Conduct a Kolmogorov-Smirnov test on the distributions of DBH for intact trees and the trees with whole-tree failures.

  • Q16 (1 pt.): State the null hypothesis for the Kolmogorov-Smirnov test. Your answer should be in terms of the DBH of the two groups of trees.
  • Q17 (1 pt.): What was the p-value of the test? Based on the evidence, do you think the distribution of DBH is the same for the two groups?

HINT: It may be convenient to create subsets of the FL tree data, one each for the none and whole failure types.

Challenge Try to re-create my density plot.

Q18-20 Florida Trees Correlations

Take a look at your DBH/tree height scatterplot. Do you see a relationship between the two variables?

Let’s do a formal test to test to support our graphical intuition.

  • Q18 (1 pt.): Qualitatively describe the shape of the relationship betwen DBH and height. Is it linear? Curved? Monotonic?
  • Q19 (1 pt.): Given your answer to the previous question, which type of correlation coefficient is most appropriate?
  • Q20 (1 pt.): What is the p-value? Do you conclude that the two variables are significantly correlated?

Q21-25 Florida Trees: Risk Rating

One of the goals of a study on the trees was to determine whether the probability of failure ratings were effective. In other words, were trees with a higher probability of failure rating more likely to experience a failure?

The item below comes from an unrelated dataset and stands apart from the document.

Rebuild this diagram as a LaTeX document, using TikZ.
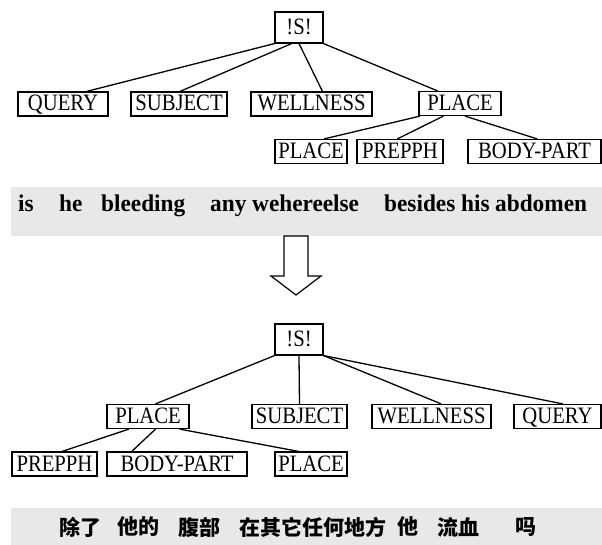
\documentclass[tikz,border=0pt]{standalone}
\usepackage{graphicx}
\usepackage{fontspec}
\setmainfont{Liberation Serif}
\newfontfamily\cjk{Noto Sans CJK SC}
\usetikzlibrary{calc}
\definecolor{bandgray}{RGB}{232,232,232}
\newcommand{\nt}[1]{\scalebox{0.88}[1]{#1}}
\newcommand{\bt}[1]{\scalebox{0.97}[1]{#1}}
\begin{document}
\begin{tikzpicture}[x=1pt,y=-1pt,
  box/.style={draw, line width=1.2pt, font=\fontsize{23.5}{23.5}\selectfont,
    inner xsep=0pt, inner ysep=0pt, text height=16pt, text depth=2pt, minimum height=24pt},
  link/.style={line width=1.3pt},
  word/.style={font=\fontsize{24}{24}\selectfont\bfseries, anchor=base west, inner sep=0pt},
  cword/.style={font=\fontsize{21}{21}\selectfont\cjk\bfseries, anchor=west, inner sep=0pt}]
\useasboundingbox (0,0) rectangle (602,545);

% ---------- top tree ----------
\node[box, minimum width=48pt, minimum height=31pt] (s1) at (299,27.5) {\nt{!S!}};
\node[box, minimum width=90pt]  (q1) at (63,104)    {\nt{QUERY}};
\node[box, minimum width=96pt]  (sb1) at (179,104)  {\nt{SUBJECT}};
\node[box, minimum width=121pt] (w1) at (311.5,104) {\nt{WELLNESS}};
\node[box, minimum width=82pt]  (p1) at (460,103.5) {\nt{PLACE}};
\node[box, minimum width=72pt]  (pp1) at (311,151.5) {\nt{PLACE}};
\node[box, minimum width=86pt]  (pr1) at (400,151.5) {\nt{PREPPH}};
\node[box, minimum width=133pt] (bp1) at (534.5,151.5) {\nt{BODY-PART}};

\draw[link] (s1.south west) -- ($(q1.north west)!.76!(q1.north east)$);
\draw[link] ($(s1.south west)!.35!(s1.south east)$) -- ($(sb1.north west)!.51!(sb1.north east)$);
\draw[link] (s1.south) -- ($(w1.north west)!.59!(w1.north east)$);
\draw[link] (s1.south east) -- ($(p1.north west)!.23!(p1.north east)$);
\draw[link] ($(p1.south west)!.02!(p1.south east)$) -- ($(pp1.north west)!.68!(pp1.north east)$);
\draw[link] ($(p1.south west)!.30!(p1.south east)$) -- ($(pr1.north west)!.47!(pr1.north east)$);
\draw[link] ($(p1.south west)!.56!(p1.south east)$) -- ($(bp1.north west)!.52!(bp1.north east)$);

% ---------- English sentence ----------
\fill[bandgray] (11,187) rectangle (602,236);
\node[word] (e1) at (18,212)  {\bt{is}};
\node[word] (e2) at (59,212)  {\bt{he}};
\node[word] (e3) at (101,212) {\bt{bleeding}};
\node[word] (e4) at (210,212) {\bt{any}};
\node[word] (e5) at (252,212) {\bt{wehereelse}};
\node[word] (e6) at (384,212) {\bt{besides}};
\node[word] (e7) at (461,212) {\bt{his}};
\node[word] (e8) at (495,212) {\bt{abdomen}};

% ---------- arrow ----------
\draw[line width=1.2pt, line join=miter] (284,236) -- (284,276) -- (271,276) -- (296,295)
  -- (321,276) -- (308,276) -- (308,236) -- cycle;

% ---------- bottom tree ----------
\node[box, minimum width=48pt, minimum height=31pt] (s2) at (299,339.5) {\nt{!S!}};
\node[box, minimum width=82pt]  (p2) at (148,416.5)  {\nt{PLACE}};
\node[box, minimum width=95pt]  (sb2) at (299.5,416.5) {\nt{SUBJECT}};
\node[box, minimum width=119pt] (w2) at (431.5,416.5) {\nt{WELLNESS}};
\node[box, minimum width=87pt]  (q2) at (557.5,416.5) {\nt{QUERY}};
\node[box, minimum width=85pt]  (pr2) at (54.5,464)  {\nt{PREPPH}};
\node[box, minimum width=140pt] (bp2) at (177,464)   {\nt{BODY-PART}};
\node[box, minimum width=72pt]  (pp2) at (311,464)   {\nt{PLACE}};

\draw[link] (s2.south west) -- ($(p2.north west)!.59!(p2.north east)$);
\draw[link] (s2.south) -- (sb2.north);
\draw[link] (s2.south east) -- ($(w2.north west)!.58!(w2.north east)$);
\draw[link] (s2.south east) -- ($(q2.north west)!.56!(q2.north east)$);
\draw[link] ($(p2.south west)!.27!(p2.south east)$) -- ($(pr2.north west)!.59!(pr2.north east)$);
\draw[link] ($(p2.south west)!.59!(p2.south east)$) -- ($(bp2.north west)!.18!(bp2.north east)$);
\draw[link] ($(p2.south west)!.88!(p2.south east)$) -- ($(pp2.north west)!.33!(pp2.north east)$);

% ---------- Chinese sentence ----------
\fill[bandgray] (11,508) rectangle (602,545);
\node[cword] (c1) at (59,527)  {除了};
\node[cword] (c2) at (117,527) {他的};
\node[cword] (c3) at (178,527) {腹部};
\node[cword] (c4) at (239,527) {在其它任何地方};
\node[cword] (c5) at (397,527) {他};
\node[cword] (c6) at (437,527) {流血};
\node[cword] (c7) at (515,527) {吗};
\end{tikzpicture}
\end{document}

We can use a Chi-square test on a contingency table of failure types and failure probability ratings:

Probability of Failure
1 2 3 4
Failure Type branch 97 154 156 31
none 1239 670 421 53
whole 71 65 50 32

Let’s simplify our table (and the interpretation of our results) by combining the branch and whole tree failures into a single category.

We can use some slightly ugly R code to accomplish this:

dat_fl$fail = factor(dat_fl$Failure_Standardized != "none")

levels(dat_fl$fail) = c("No Fail", "Fail")

Now our contingency table looks like:

fl_table_2 = table(
  dat_fl$ProbabilityofFailure,
  dat_fl$fail)
fl_table_2
##    
##     No Fail Fail
##   1    1239  168
##   2     670  219
##   3     421  206
##   4      53   63

Conduct a chi-square test on this contingency table and calculate the chi-square residuals.

Hint: Review the chi-square test code in the walkthrough.

  • Q21 (2 pts.): What was the value of the test statistic (X-squared)? What was the corresponding p-value?
  • Q22 (1 pt.): What is the value of the chi-square residual (rounded to the nearest whole number) for the count of failures in probability category 1?
  • Q23 (1 pt.): Were there more, or fewer, tree failures than expected by chance in failure probability category #1?
  • Q24 (1 pt.): Were there more, or fewer, tree failures than expected by chance in failure probability category #4?
  • Q25 (2 pts.): Given your answers to the previous two questions, do you conclude that the probability of failure rating system is effective?